Even before stone was used as a sculptural material, it was used as an artist's tool. The earliest works of art made by humans include ancient cave paintings, some carved with flint.
The earliest stone sculpture known to humankind is the Venus of Hohle Fels, which was discovered in southwestern Germany in 2008 and was made between 33,000 and 38,000 years ago.
The Ain Sakhri lovers figurine in the British Museum is the oldest known sculpture of human beings making love and is at least 10,000 to 11,000 years old.
The natural shape of calcite cobble was moulded to represent the outline of entwined lovers. It is named after the place where it was found, in the cave of Ain Sakhri in the Wadi Khareitoun, outside of Bethlehem.
Another example of early carved stone sculptures in the UK are sheela-na-gigs, figurative carvings of unclothed women displaying their genitals to ward away bad omens and evil spirits. This kind of 'architectural grotesque' can be found all over Britain, in the corners and crevices of churches, cathedrals and castles.
To find out more about these wonderful carvings, explore The Sheela Na Gig Project.
In Romanesque and medieval architecture, stone 'corbels' (decorative fragments and structural supports) were carved to resemble grotesque figures – monstrous faces and gargoyles. Like sheela-na-gigs, gargoyles had a direct function – to drive evil spirits out of the church. Typically they resembled clawed ravens, dogs or hybrid creatures that could instil fear in the eye of the beholder.
By the time the Renaissance had flourished across Europe, marble was the most sought-after stone. Although rare and expensive, it was used widely in both architecture and sculpture.
Marble was prized for its translucency, durability and naturalistic physical properties.
Renaissance Italian artists favoured marble for its allusion to the classical world – Hellenistic Greece and the Roman Empire.
Popular marbles included Pentelic, Parian and Carrara, which were transported across Europe to Britain. Before marble mania spread from Italy to Northern Europe and Britain, artists often used indigenous British metamorphic rocks: limestone and sandstone.

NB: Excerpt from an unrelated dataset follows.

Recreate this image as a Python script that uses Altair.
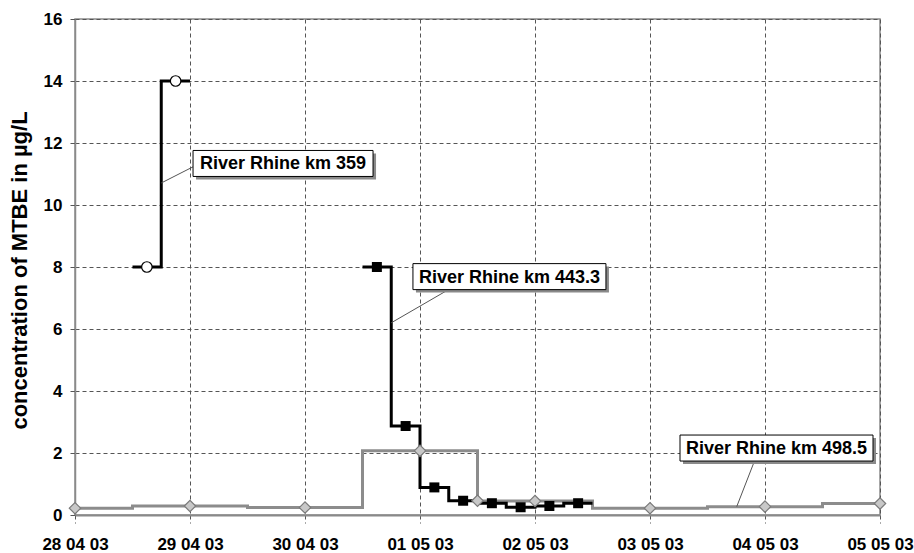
import altair as alt
import pandas as pd

# River Rhine km 359: 6-hour composite samples (centre time, µg/L)
km359_time = ["2003-04-28T15:00", "2003-04-28T21:00"]
km359_value = [8.0, 14.0]

# River Rhine km 443.3: 6-hour composite samples
km443_time = ["2003-04-30T15:00", "2003-04-30T21:00", "2003-05-01T03:00", "2003-05-01T09:00",
              "2003-05-01T15:00", "2003-05-01T21:00", "2003-05-02T03:00", "2003-05-02T09:00"]
km443_value = [8.0, 2.87, 0.89, 0.46, 0.38, 0.25, 0.29, 0.38]

# River Rhine km 498.5: 24-hour composite samples
km498_time = ["2003-04-28T00:00", "2003-04-29T00:00", "2003-04-30T00:00", "2003-05-01T00:00",
              "2003-05-02T00:00", "2003-05-03T00:00", "2003-05-04T00:00", "2003-05-05T00:00"]
km498_value = [0.22, 0.29, 0.24, 2.07, 0.45, 0.22, 0.27, 0.37]
# additional single sample at km 498.5
km498_extra_time = ["2003-05-01T12:00"]
km498_extra_value = [0.46]

# callout boxes: text, centre (time, value), box width in px
label_text = ["River Rhine km 359", "River Rhine km 443.3", "River Rhine km 498.5"]
label_time = ["2003-04-29T19:25", "2003-05-01T18:40", "2003-05-04T02:24"]
label_value = [11.34, 7.69, 2.16]
label_width = [180, 193, 193]
# leader lines from box to curve
leader_from_time = ["2003-04-29T00:37", "2003-05-01T05:50", "2003-05-03T21:42"]
leader_from_value = [11.23, 7.26, 1.70]
leader_to_time = ["2003-04-28T18:00", "2003-04-30T18:00", "2003-05-03T18:06"]
leader_to_value = [10.71, 6.2, 0.27]

day_ticks = [(4, 28), (4, 29), (4, 30), (5, 1), (5, 2), (5, 3), (5, 4), (5, 5)]
y_ticks = [0, 2, 4, 6, 8, 10, 12, 14, 16]

FONT = "Liberation Sans"


def composite_steps(times, values, hours):
    """Each composite sample is drawn as a flat segment over its sampling period."""
    half = pd.Timedelta(hours=hours / 2)
    rows = []
    for i, (t, v) in enumerate(zip(times, values)):
        c = pd.Timestamp(t)
        rows.append({"t": c - half, "v": v, "o": 2 * i})
        rows.append({"t": c + half, "v": v, "o": 2 * i + 1})
    return pd.DataFrame(rows)


def points(times, values):
    return pd.DataFrame({"t": pd.to_datetime(times), "v": values})


x_scale = alt.Scale(domain=[alt.DateTime(year=2003, month=4, date=28),
                            alt.DateTime(year=2003, month=5, date=5)], nice=False)
y_scale = alt.Scale(domain=[0, 16], nice=False)

x_axis = alt.Axis(
    values=[alt.DateTime(year=2003, month=m, date=d) for m, d in day_ticks],
    format="%d %m %y", title=None,
    labelFont=FONT, labelFontSize=17, labelFontWeight="bold", labelColor="black",
    labelPadding=13, labelOverlap=False, labelFlush=False, labelBound=False,
    grid=True, gridDash=[4, 3], gridColor="#555555", gridWidth=1,
    tickSize=8, tickColor="#555555", tickDash=[4, 3], tickWidth=1,
    domainColor="#8a8a8a", domainWidth=2,
)
y_axis = alt.Axis(
    values=y_ticks, title="concentration of MTBE in µg/L",
    labelFont=FONT, labelFontSize=17, labelFontWeight="bold", labelColor="black",
    labelPadding=8,
    grid=True, gridDash=[4, 3], gridColor="#555555", gridWidth=1,
    tickSize=5, tickColor="#555555", tickWidth=1,
    domainColor="#8a8a8a", domainWidth=1.5,
    titleFont=FONT, titleFontSize=22, titleFontWeight="bold", titleColor="black",
    titleAngle=-90, titleX=-56, titleY=251, titleAlign="center", titleBaseline="middle",
)


def xenc(field="t"):
    return alt.X(f"{field}:T", scale=x_scale, axis=x_axis)


def yenc(field="v"):
    return alt.Y(f"{field}:Q", scale=y_scale, axis=y_axis)


km498_line = alt.Chart(composite_steps(km498_time, km498_value, 24)).mark_line(
    color="#8c8c8c", strokeWidth=3, clip=True, strokeJoin="miter"
).encode(x=xenc(), y=yenc(), order="o:Q")

km359_line = alt.Chart(composite_steps(km359_time, km359_value, 6)).mark_line(
    color="black", strokeWidth=3, strokeJoin="miter"
).encode(x=xenc(), y=yenc(), order="o:Q")

km443_line = alt.Chart(composite_steps(km443_time, km443_value, 6)).mark_line(
    color="black", strokeWidth=3, strokeJoin="miter"
).encode(x=xenc(), y=yenc(), order="o:Q")

km359_pts = alt.Chart(points(km359_time, km359_value)).mark_point(
    shape="circle", size=110, filled=True, fill="white", stroke="black", strokeWidth=1.2, opacity=1
).encode(x=xenc(), y=yenc())

km443_pts = alt.Chart(points(km443_time, km443_value)).mark_point(
    shape="square", size=100, filled=True, color="black", opacity=1
).encode(x=xenc(), y=yenc())

km498_pts = alt.Chart(points(km498_time + km498_extra_time, km498_value + km498_extra_value)).mark_point(
    shape="diamond", size=130, filled=True, fill="#c8c8c8", stroke="#7a7a7a", strokeWidth=1.2, opacity=1
).encode(x=xenc(), y=yenc())

leaders = alt.Chart(pd.DataFrame({
    "t": pd.to_datetime(leader_from_time), "v": leader_from_value,
    "t2": pd.to_datetime(leader_to_time), "v2": leader_to_value,
})).mark_rule(color="#555555", strokeWidth=1).encode(
    x=xenc(), y=yenc(), x2="t2:T", y2="v2:Q"
)

layers = [km498_line, km359_line, km443_line, km359_pts, km443_pts, km498_pts, leaders]

# callout boxes with drop shadow
for text, t, v, w in zip(label_text, label_time, label_value, label_width):
    df = pd.DataFrame({"t": [pd.Timestamp(t)], "v": [v], "label": [text]})
    base = alt.Chart(df)
    shadow = base.mark_rect(
        color="#8a8a8a", xOffset=-w / 2 + 3, x2Offset=w / 2 + 3, yOffset=-13 + 3, y2Offset=13 + 3
    ).encode(x=xenc(), x2="t:T", y=yenc(), y2="v:Q")
    box = base.mark_rect(
        fill="white", stroke="black", strokeWidth=1,
        xOffset=-w / 2, x2Offset=w / 2, yOffset=-13, y2Offset=13
    ).encode(x=xenc(), x2="t:T", y=yenc(), y2="v:Q")
    label = base.mark_text(
        font=FONT, fontSize=18, fontWeight="bold", color="black", baseline="middle", align="center", dy=1
    ).encode(x=xenc(), y=yenc(), text="label:N")
    layers += [shadow, box, label]

chart = alt.layer(*layers).properties(
    width=805, height=496,
    padding={"left": 75, "top": 19, "right": 34, "bottom": 38},
    autosize=alt.AutoSizeParams(type="none"),
    background="white",
).configure_view(stroke="#8a8a8a", strokeWidth=1.5)

chart.save("out.html", embed_options={"renderer": "svg", "actions": False})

Particularly in the eighteenth-century Neoclassical period, sculptors continued to imitate the marble busts from antiquity, with many members of the British nobility and elite presenting themselves in white stone.
Portland limestone was another type of stone regularly used by artists working in Britain, as seen in this sculpture Father Time with Putto found at Belton House. This typically English rock is quarried from the Isle of Portland, off the coast of Dorset.
A grey-white stone, Portland limestone is the stone found most ubiquitously across London. Architectural landmarks such as Buckingham Palace, St Paul's Cathedral and the British Museum were constructed with this stone.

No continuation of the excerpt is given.